The proof of today’s digital pudding is in the eating, not the recipes or rules someone else makes up. Horyou’s website serves up dishes that satisfy much more than any words from the debating platform. Even Parienti was uninspiring, except to point out that social NGOs need to do more than simply communicate. “If we want to have an impact,” he observed, “we need to have meaningful interaction and connections.”
This is what Horyou tries to offer, with a mix of individual members, NGOs like Terre des Hommes, and celebrities with expertise. Spurred by the 2008 crisis Parienti came to philanthropy after 12 years in private banking. He told the Swiss newspaper Le Temps that the 2008 financial crisis brought home to him the fragility of the system, where billions of dollars are generated by speculation while billions of people cannot afford to buy basic commodities. He decided to set up a 21st-century template for solidarity through a website and a foundation, where people to share positive stories with like-minded activists across the world.
SiGEF (it’s so new panelists couldn’t agree on whether to call it SighJeff or SeeJeff) seeks to bring those people together in the real world. On the Internet, it has already proved its worth. In the organization world, it can claim some major successes. Its business partners range from TESLA and UNESCO’s Green Citizens to Webster University and Nespresso.
Generation X meets Generation Y
Where were the media flashbulbs and mikes to record every banal utterance from a celebrity? Where were the fund managers with open cheque books (or online transfers) to underwrite interesting projects? Where were the conference circuit gurus to tell us what it all means? Where was the advance publicity in the local and international press?
I think part of the explanation is that old media don’t really get new media. And Generation X journalists don’t get Generation Y or Z. Bill Gates the philanthropist is an enigma to them while Bill Gates the businessman makes perfect sense. They don’t see why a social activist would be quite content with an Internet presence though they do feel the earthquake building up under the broadcasting and print business. It could be as important for an NGO to talk to like minded activists as meeting the press in the flesh.
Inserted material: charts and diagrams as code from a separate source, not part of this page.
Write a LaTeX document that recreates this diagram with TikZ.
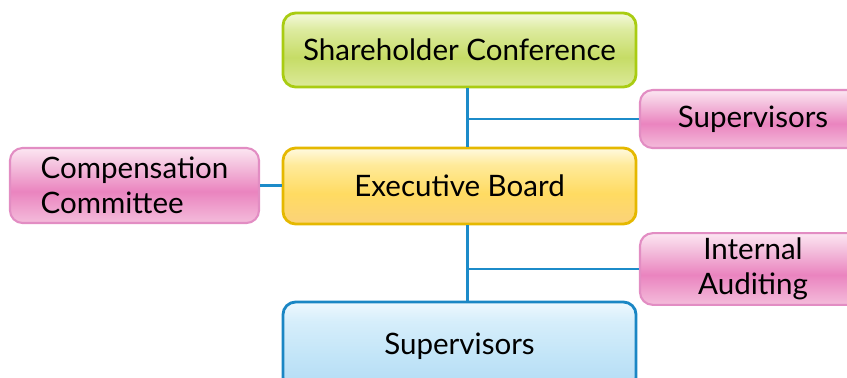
\documentclass[tikz,border=0pt]{standalone}
\usepackage{fontspec}
\setmainfont{Lato}
\usetikzlibrary{positioning, calc}
\definecolor{linkblue}{HTML}{1C8BC9}
\definecolor{greenedge}{HTML}{A9CC12}
\definecolor{greentop}{HTML}{F4F9DC}
\definecolor{greenlight}{HTML}{DDEBA0}
\definecolor{greenmid}{HTML}{C6DC66}
\definecolor{greenbot}{HTML}{DCEA9A}
\definecolor{yellowedge}{HTML}{E5B800}
\definecolor{yellowtop}{HTML}{FFFAE0}
\definecolor{yellowlight}{HTML}{FFEA9A}
\definecolor{yellowmid}{HTML}{FFDB62}
\definecolor{yellowbot}{HTML}{FBD27A}
\definecolor{pinkedge}{HTML}{E28DC3}
\definecolor{pinktop}{HTML}{FCE6F2}
\definecolor{pinklight}{HTML}{F4C2DE}
\definecolor{pinkmid}{HTML}{EA84BF}
\definecolor{pinkbot}{HTML}{F4BCDB}
\definecolor{blueedge}{HTML}{1A86C4}
\definecolor{bluetop}{HTML}{EEF8FE}
\definecolor{bluelight}{HTML}{D6EEFB}
\definecolor{bluemid}{HTML}{C3E5F8}
\definecolor{bluebot}{HTML}{B2DBF4}
% glossy fills: bright band on top, strongest colour just under the middle
\pgfdeclareverticalshading{greengloss}{100bp}{color(0bp)=(greenbot); color(25bp)=(greenbot);
    color(45bp)=(greenmid); color(64bp)=(greenlight); color(75bp)=(greentop); color(100bp)=(greentop)}
\pgfdeclareverticalshading{yellowgloss}{100bp}{color(0bp)=(yellowbot); color(25bp)=(yellowbot);
    color(45bp)=(yellowmid); color(64bp)=(yellowlight); color(75bp)=(yellowtop); color(100bp)=(yellowtop)}
\pgfdeclareverticalshading{pinkgloss}{100bp}{color(0bp)=(pinkbot); color(25bp)=(pinkbot);
    color(46bp)=(pinkmid); color(64bp)=(pinklight); color(75bp)=(pinktop); color(100bp)=(pinktop)}
\pgfdeclareverticalshading{bluegloss}{100bp}{color(0bp)=(bluebot); color(25bp)=(bluebot);
    color(45bp)=(bluemid); color(64bp)=(bluelight); color(75bp)=(bluetop); color(100bp)=(bluetop)}
\tikzset{
        org-box/.style={
            rectangle, rounded corners=9pt, line width=2pt, text=black,
            align=center, font=\fontsize{21}{25}\selectfont
        },
        board-green/.style={
            org-box, draw=greenedge, minimum width=8.825cm, minimum height=1.85cm, shading=greengloss
        },
        board-yellow/.style={
            org-box, draw=yellowedge, minimum width=8.825cm, minimum height=1.9cm, shading=yellowgloss
        },
        board-blue/.style={
            org-box, draw=blueedge, minimum width=8.825cm, minimum height=2.2cm, shading=bluegloss
        },
        side-pink/.style={
            org-box, draw=pinkedge, line width=1.5pt, shading=pinkgloss
        },
        link/.style={draw=linkblue, line width=1.6pt},
}
\begin{document}
\begin{tikzpicture}[x=0.025cm, y=-0.025cm]

        \useasboundingbox (0,0) rectangle (847,377);
        \clip (0,0) rectangle (847,377);

        % DRAW NODES (main column first, side boxes hang off it)
        \node[board-green]  (share) at (459.5,50)                {Shareholder Conference};
        \node[board-yellow] (exec)  at ($(share)+(0,136)$)       {Executive Board};
        \node[board-blue]   (superb) at ($(share)+(0,296)$)      {Supervisors};
        \node[side-pink, minimum width=5.65cm, minimum height=1.45cm]
                            (supert) at ($(share)+(293.5,69)$)   {Supervisors};
        \node[side-pink, minimum width=5.65cm, minimum height=1.7cm]
                            (audit) at ($(share)+(293.5,219)$)   {Internal\\Auditing};
        \node[side-pink, minimum width=6.225cm, minimum height=1.875cm, align=left]
                            (comp)  at ($(share)+(-325,135.5)$)  {Compensation\\Committee};

        % TRUNK COORDINATES
        \coordinate (trunk1) at ($(share.south)+(8,0)$);
        \coordinate (trunk2) at ($(exec.south)+(8,0)$);

        % CONNECT UPPER PART
        \draw [link] (trunk1) -- (trunk1 |- exec.north);
        \draw [link] (trunk1 |- supert.west) -- (supert.west);

        % CONNECT LOWER PART
        \draw [link] (trunk2) -- (trunk2 |- superb.north);
        \draw [link] (trunk2 |- audit.west) -- (audit.west);

        % CONNECT COMMITTEE
        \draw [link] (comp.east) -- (comp.east -| exec.west);

    \end{tikzpicture}
\end{document}
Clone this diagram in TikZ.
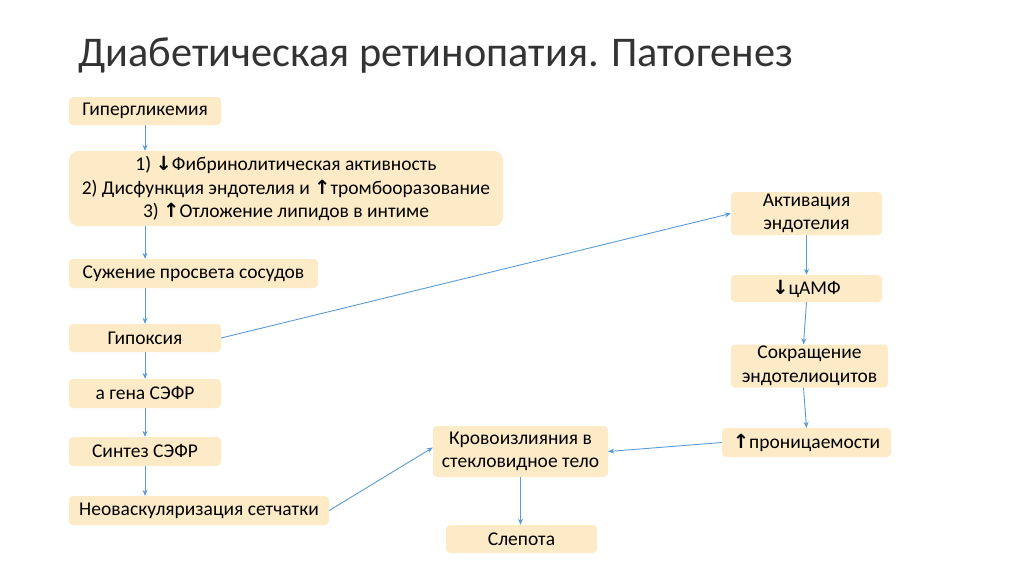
\documentclass[tikz,border=0pt]{standalone}
\usepackage{fontspec}
\setmainfont{Carlito}
\newfontfamily\arrfont{DejaVu Sans}
\usetikzlibrary{arrows.meta}
\newcommand{\dn}{{\arrfont\bfseries ↓}}
\newcommand{\up}{{\arrfont\bfseries ↑}}
\definecolor{boxfill}{HTML}{FDEBC8}
\definecolor{arrblue}{HTML}{5B9BD5}
\tikzset{
  box/.style={fill=boxfill, rounded corners=4pt, inner sep=0pt, align=center, font=\fontsize{19.5}{23.5}\selectfont},
  conn/.style={draw=arrblue, line width=0.9pt, -{Stealth[length=6pt,width=5pt]}},
}
\begin{document}
\begin{tikzpicture}[x=1pt,y=-1pt]
\useasboundingbox (0,0) rectangle (1024,574);
\fill[white] (0,0) rectangle (1024,574);
\node[anchor=west, font=\fontsize{42.3}{48}\selectfont, text=black!80] (title) at (75,56) {Диабетическая ретинопатия. Патогенез};
% left column
\node[box, minimum width=152pt, minimum height=28pt] (hyp) at (145,111) {Гипергликемия};
\node[box, rounded corners=9pt, minimum width=434pt, minimum height=75pt] (big) at (286,188.5)
  {1) \dn Фибринолитическая активность\\ 2) Дисфункция эндотелия и \up тромбооразование\\ 3) \up Отложение липидов в интиме};
\node[box, minimum width=249pt, minimum height=29pt] (narrow) at (193.5,273.5) {Сужение просвета сосудов};
\node[box, minimum width=152pt, minimum height=28pt] (hypox) at (145,338) {Гипоксия};
\node[box, minimum width=152pt, minimum height=29pt] (gene) at (145,393.5) {а гена СЭФР};
\node[box, minimum width=152pt, minimum height=29pt] (synth) at (145,451.5) {Синтез СЭФР};
\node[box, minimum width=260pt, minimum height=29pt] (neo) at (199,510.5) {Неоваскуляризация сетчатки};
% middle
\node[box, minimum width=175pt, minimum height=51pt] (blood) at (520.5,451.5) {Кровоизлияния в\\ стекловидное тело};
\node[box, minimum width=151pt, minimum height=28pt] (blind) at (521.5,539) {Слепота};
% right column
\node[box, minimum width=151pt, minimum height=43pt] (act) at (806.5,213.5) {Активация\\ эндотелия};
\node[box, minimum width=151pt, minimum height=27pt] (camp) at (806.5,288.5) {\dn цАМФ};
\node[box, minimum width=157pt, minimum height=43pt] (contr) at (809.5,366) {Сокращение\\ эндотелиоцитов};
\node[box, minimum width=169pt, minimum height=29pt] (perm) at (806.5,442.5) {\up проницаемости};
% connectors
\draw[conn] (hyp.south) -- (big.north -| hyp.south);
\draw[conn] (big.south -| hyp.south) -- (narrow.north -| hyp.south);
\draw[conn] (narrow.south -| hyp.south) -- (hypox.north);
\draw[conn] (hypox.south) -- (gene.north);
\draw[conn] (gene.south) -- (synth.north);
\draw[conn] (synth.south) -- (neo.north -| synth.south);
\draw[conn] (hypox.east) -- (act.west);
\draw[conn] (neo.east) -- ([yshift=4pt]blood.west);
\draw[conn] (perm.west) -- (blood.east);
\draw[conn] (blood.south) -- (blind.north -| blood.south);
\draw[conn] (act.south) -- (camp.north);
\draw[conn] (camp.south) -- ([xshift=-6pt]contr.north);
\draw[conn] ([xshift=-6pt]contr.south) -- (perm.north);
\end{tikzpicture}
\end{document}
Our first Web networking conference?
SiGEF might be the first real Web-based networking conference of its kind, where what goes on across the Internet is more important than what takes place in the conference hall. So don’t write SiGEF off, with Parienti’s obvious networking skills and open-door policy. The World Economic Forum, likewise a success with European business leaders from the beginning, took 20 years to really take off into its present stratospheric political heights.
* The award went to Humansrelais , a French organization that offers a computer app for people to hook up with a homeless person nearby who needs help. And one day after the conference, Horyou went to the United Nations in Geneva with the China Charity Alliance to meet with UNICEF.